** DIRECTION **
With the pictures left out, copy the listing below exactly.
----
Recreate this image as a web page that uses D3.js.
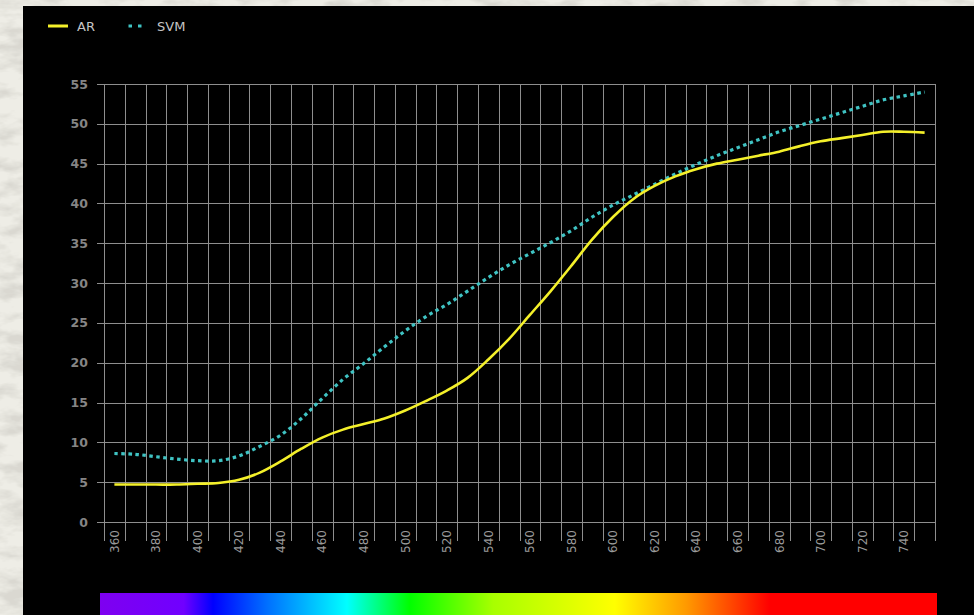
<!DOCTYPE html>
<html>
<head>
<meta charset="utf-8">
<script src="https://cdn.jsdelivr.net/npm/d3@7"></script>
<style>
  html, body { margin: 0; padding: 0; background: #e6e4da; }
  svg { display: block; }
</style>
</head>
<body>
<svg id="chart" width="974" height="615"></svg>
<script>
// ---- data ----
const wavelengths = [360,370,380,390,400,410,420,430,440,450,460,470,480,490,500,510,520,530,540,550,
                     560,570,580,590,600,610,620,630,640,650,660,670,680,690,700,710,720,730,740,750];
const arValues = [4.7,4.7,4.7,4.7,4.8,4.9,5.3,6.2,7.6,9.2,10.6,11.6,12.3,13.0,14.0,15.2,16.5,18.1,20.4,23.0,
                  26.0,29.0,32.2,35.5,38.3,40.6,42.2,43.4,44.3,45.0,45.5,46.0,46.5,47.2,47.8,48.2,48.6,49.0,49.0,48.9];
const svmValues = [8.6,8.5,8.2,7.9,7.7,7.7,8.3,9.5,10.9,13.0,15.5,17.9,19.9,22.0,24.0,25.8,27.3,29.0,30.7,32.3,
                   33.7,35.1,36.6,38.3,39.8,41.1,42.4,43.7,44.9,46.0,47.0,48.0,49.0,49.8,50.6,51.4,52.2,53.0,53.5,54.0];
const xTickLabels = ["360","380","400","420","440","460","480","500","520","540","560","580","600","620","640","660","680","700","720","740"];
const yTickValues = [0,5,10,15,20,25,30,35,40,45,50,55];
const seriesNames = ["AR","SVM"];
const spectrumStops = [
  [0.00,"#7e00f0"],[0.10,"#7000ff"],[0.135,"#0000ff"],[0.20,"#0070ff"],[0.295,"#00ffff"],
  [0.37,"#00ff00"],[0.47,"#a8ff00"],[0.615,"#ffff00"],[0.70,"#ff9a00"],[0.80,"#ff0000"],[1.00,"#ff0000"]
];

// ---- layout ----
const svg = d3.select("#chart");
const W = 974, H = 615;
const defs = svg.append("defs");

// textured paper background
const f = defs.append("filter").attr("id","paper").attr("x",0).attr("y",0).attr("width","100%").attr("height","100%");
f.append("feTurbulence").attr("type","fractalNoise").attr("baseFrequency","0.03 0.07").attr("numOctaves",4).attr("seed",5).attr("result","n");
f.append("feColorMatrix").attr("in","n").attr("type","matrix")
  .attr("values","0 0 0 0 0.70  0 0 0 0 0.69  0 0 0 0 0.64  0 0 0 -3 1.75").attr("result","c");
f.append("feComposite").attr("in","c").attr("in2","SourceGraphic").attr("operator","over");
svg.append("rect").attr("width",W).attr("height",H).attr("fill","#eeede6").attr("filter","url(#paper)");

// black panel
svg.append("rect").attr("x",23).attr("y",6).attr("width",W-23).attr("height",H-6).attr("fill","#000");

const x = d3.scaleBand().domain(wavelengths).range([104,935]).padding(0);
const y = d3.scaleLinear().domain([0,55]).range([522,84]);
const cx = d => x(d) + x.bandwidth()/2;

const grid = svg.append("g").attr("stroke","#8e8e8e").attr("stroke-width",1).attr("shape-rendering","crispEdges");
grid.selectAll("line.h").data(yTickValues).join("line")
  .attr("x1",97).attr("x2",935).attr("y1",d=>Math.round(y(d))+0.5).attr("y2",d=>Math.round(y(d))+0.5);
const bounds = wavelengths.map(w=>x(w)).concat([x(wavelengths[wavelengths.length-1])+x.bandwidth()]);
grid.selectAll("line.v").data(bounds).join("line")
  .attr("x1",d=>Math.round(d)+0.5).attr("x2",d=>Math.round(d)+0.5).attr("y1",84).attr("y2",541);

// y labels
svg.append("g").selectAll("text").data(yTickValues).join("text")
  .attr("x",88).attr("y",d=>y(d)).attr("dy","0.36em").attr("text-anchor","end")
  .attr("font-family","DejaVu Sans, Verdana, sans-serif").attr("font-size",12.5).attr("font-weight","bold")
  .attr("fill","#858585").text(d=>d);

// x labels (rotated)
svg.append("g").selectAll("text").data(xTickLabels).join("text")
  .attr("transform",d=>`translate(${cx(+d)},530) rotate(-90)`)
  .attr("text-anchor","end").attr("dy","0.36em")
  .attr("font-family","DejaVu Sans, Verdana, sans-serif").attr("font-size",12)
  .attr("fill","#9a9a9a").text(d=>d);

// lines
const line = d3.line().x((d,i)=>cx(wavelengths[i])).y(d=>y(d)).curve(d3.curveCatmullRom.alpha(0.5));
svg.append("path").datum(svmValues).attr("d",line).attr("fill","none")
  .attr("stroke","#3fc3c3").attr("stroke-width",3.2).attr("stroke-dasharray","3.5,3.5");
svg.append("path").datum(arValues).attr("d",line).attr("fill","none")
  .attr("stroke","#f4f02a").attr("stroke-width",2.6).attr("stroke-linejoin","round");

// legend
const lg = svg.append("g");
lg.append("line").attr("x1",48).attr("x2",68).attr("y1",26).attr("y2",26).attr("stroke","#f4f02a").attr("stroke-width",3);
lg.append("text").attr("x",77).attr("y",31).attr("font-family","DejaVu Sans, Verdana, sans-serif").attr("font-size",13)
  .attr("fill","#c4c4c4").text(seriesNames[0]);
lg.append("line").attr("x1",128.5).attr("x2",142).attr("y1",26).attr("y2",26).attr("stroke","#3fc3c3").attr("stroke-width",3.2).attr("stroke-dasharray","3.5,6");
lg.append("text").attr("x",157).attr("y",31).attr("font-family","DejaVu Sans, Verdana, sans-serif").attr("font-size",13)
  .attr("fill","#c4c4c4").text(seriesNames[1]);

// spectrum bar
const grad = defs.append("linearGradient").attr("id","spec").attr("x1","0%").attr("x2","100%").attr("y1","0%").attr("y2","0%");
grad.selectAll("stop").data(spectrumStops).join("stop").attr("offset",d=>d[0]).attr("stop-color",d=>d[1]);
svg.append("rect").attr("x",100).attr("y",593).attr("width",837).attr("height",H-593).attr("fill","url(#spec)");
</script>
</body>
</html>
----
** TASK SOLUTION **
Recreate this image as a web page that uses D3.js.
<!DOCTYPE html>
<html>
<head>
<meta charset="utf-8">
<script src="https://cdn.jsdelivr.net/npm/d3@7"></script>
<style>
  html, body { margin: 0; padding: 0; background: #e6e4da; }
  svg { display: block; }
</style>
</head>
<body>
<svg id="chart" width="974" height="615"></svg>
<script>
// ---- data ----
const wavelengths = [360,370,380,390,400,410,420,430,440,450,460,470,480,490,500,510,520,530,540,550,
                     560,570,580,590,600,610,620,630,640,650,660,670,680,690,700,710,720,730,740,750];
const arValues = [4.7,4.7,4.7,4.7,4.8,4.9,5.3,6.2,7.6,9.2,10.6,11.6,12.3,13.0,14.0,15.2,16.5,18.1,20.4,23.0,
                  26.0,29.0,32.2,35.5,38.3,40.6,42.2,43.4,44.3,45.0,45.5,46.0,46.5,47.2,47.8,48.2,48.6,49.0,49.0,48.9];
const svmValues = [8.6,8.5,8.2,7.9,7.7,7.7,8.3,9.5,10.9,13.0,15.5,17.9,19.9,22.0,24.0,25.8,27.3,29.0,30.7,32.3,
                   33.7,35.1,36.6,38.3,39.8,41.1,42.4,43.7,44.9,46.0,47.0,48.0,49.0,49.8,50.6,51.4,52.2,53.0,53.5,54.0];
const xTickLabels = ["360","380","400","420","440","460","480","500","520","540","560","580","600","620","640","660","680","700","720","740"];
const yTickValues = [0,5,10,15,20,25,30,35,40,45,50,55];
const seriesNames = ["AR","SVM"];
const spectrumStops = [
  [0.00,"#7e00f0"],[0.10,"#7000ff"],[0.135,"#0000ff"],[0.20,"#0070ff"],[0.295,"#00ffff"],
  [0.37,"#00ff00"],[0.47,"#a8ff00"],[0.615,"#ffff00"],[0.70,"#ff9a00"],[0.80,"#ff0000"],[1.00,"#ff0000"]
];

// ---- layout ----
const svg = d3.select("#chart");
const W = 974, H = 615;
const defs = svg.append("defs");

// textured paper background
const f = defs.append("filter").attr("id","paper").attr("x",0).attr("y",0).attr("width","100%").attr("height","100%");
f.append("feTurbulence").attr("type","fractalNoise").attr("baseFrequency","0.03 0.07").attr("numOctaves",4).attr("seed",5).attr("result","n");
f.append("feColorMatrix").attr("in","n").attr("type","matrix")
  .attr("values","0 0 0 0 0.70  0 0 0 0 0.69  0 0 0 0 0.64  0 0 0 -3 1.75").attr("result","c");
f.append("feComposite").attr("in","c").attr("in2","SourceGraphic").attr("operator","over");
svg.append("rect").attr("width",W).attr("height",H).attr("fill","#eeede6").attr("filter","url(#paper)");

// black panel
svg.append("rect").attr("x",23).attr("y",6).attr("width",W-23).attr("height",H-6).attr("fill","#000");

const x = d3.scaleBand().domain(wavelengths).range([104,935]).padding(0);
const y = d3.scaleLinear().domain([0,55]).range([522,84]);
const cx = d => x(d) + x.bandwidth()/2;

const grid = svg.append("g").attr("stroke","#8e8e8e").attr("stroke-width",1).attr("shape-rendering","crispEdges");
grid.selectAll("line.h").data(yTickValues).join("line")
  .attr("x1",97).attr("x2",935).attr("y1",d=>Math.round(y(d))+0.5).attr("y2",d=>Math.round(y(d))+0.5);
const bounds = wavelengths.map(w=>x(w)).concat([x(wavelengths[wavelengths.length-1])+x.bandwidth()]);
grid.selectAll("line.v").data(bounds).join("line")
  .attr("x1",d=>Math.round(d)+0.5).attr("x2",d=>Math.round(d)+0.5).attr("y1",84).attr("y2",541);

// y labels
svg.append("g").selectAll("text").data(yTickValues).join("text")
  .attr("x",88).attr("y",d=>y(d)).attr("dy","0.36em").attr("text-anchor","end")
  .attr("font-family","DejaVu Sans, Verdana, sans-serif").attr("font-size",12.5).attr("font-weight","bold")
  .attr("fill","#858585").text(d=>d);

// x labels (rotated)
svg.append("g").selectAll("text").data(xTickLabels).join("text")
  .attr("transform",d=>`translate(${cx(+d)},530) rotate(-90)`)
  .attr("text-anchor","end").attr("dy","0.36em")
  .attr("font-family","DejaVu Sans, Verdana, sans-serif").attr("font-size",12)
  .attr("fill","#9a9a9a").text(d=>d);

// lines
const line = d3.line().x((d,i)=>cx(wavelengths[i])).y(d=>y(d)).curve(d3.curveCatmullRom.alpha(0.5));
svg.append("path").datum(svmValues).attr("d",line).attr("fill","none")
  .attr("stroke","#3fc3c3").attr("stroke-width",3.2).attr("stroke-dasharray","3.5,3.5");
svg.append("path").datum(arValues).attr("d",line).attr("fill","none")
  .attr("stroke","#f4f02a").attr("stroke-width",2.6).attr("stroke-linejoin","round");

// legend
const lg = svg.append("g");
lg.append("line").attr("x1",48).attr("x2",68).attr("y1",26).attr("y2",26).attr("stroke","#f4f02a").attr("stroke-width",3);
lg.append("text").attr("x",77).attr("y",31).attr("font-family","DejaVu Sans, Verdana, sans-serif").attr("font-size",13)
  .attr("fill","#c4c4c4").text(seriesNames[0]);
lg.append("line").attr("x1",128.5).attr("x2",142).attr("y1",26).attr("y2",26).attr("stroke","#3fc3c3").attr("stroke-width",3.2).attr("stroke-dasharray","3.5,6");
lg.append("text").attr("x",157).attr("y",31).attr("font-family","DejaVu Sans, Verdana, sans-serif").attr("font-size",13)
  .attr("fill","#c4c4c4").text(seriesNames[1]);

// spectrum bar
const grad = defs.append("linearGradient").attr("id","spec").attr("x1","0%").attr("x2","100%").attr("y1","0%").attr("y2","0%");
grad.selectAll("stop").data(spectrumStops).join("stop").attr("offset",d=>d[0]).attr("stop-color",d=>d[1]);
svg.append("rect").attr("x",100).attr("y",593).attr("width",837).attr("height",H-593).attr("fill","url(#spec)");
</script>
</body>
</html>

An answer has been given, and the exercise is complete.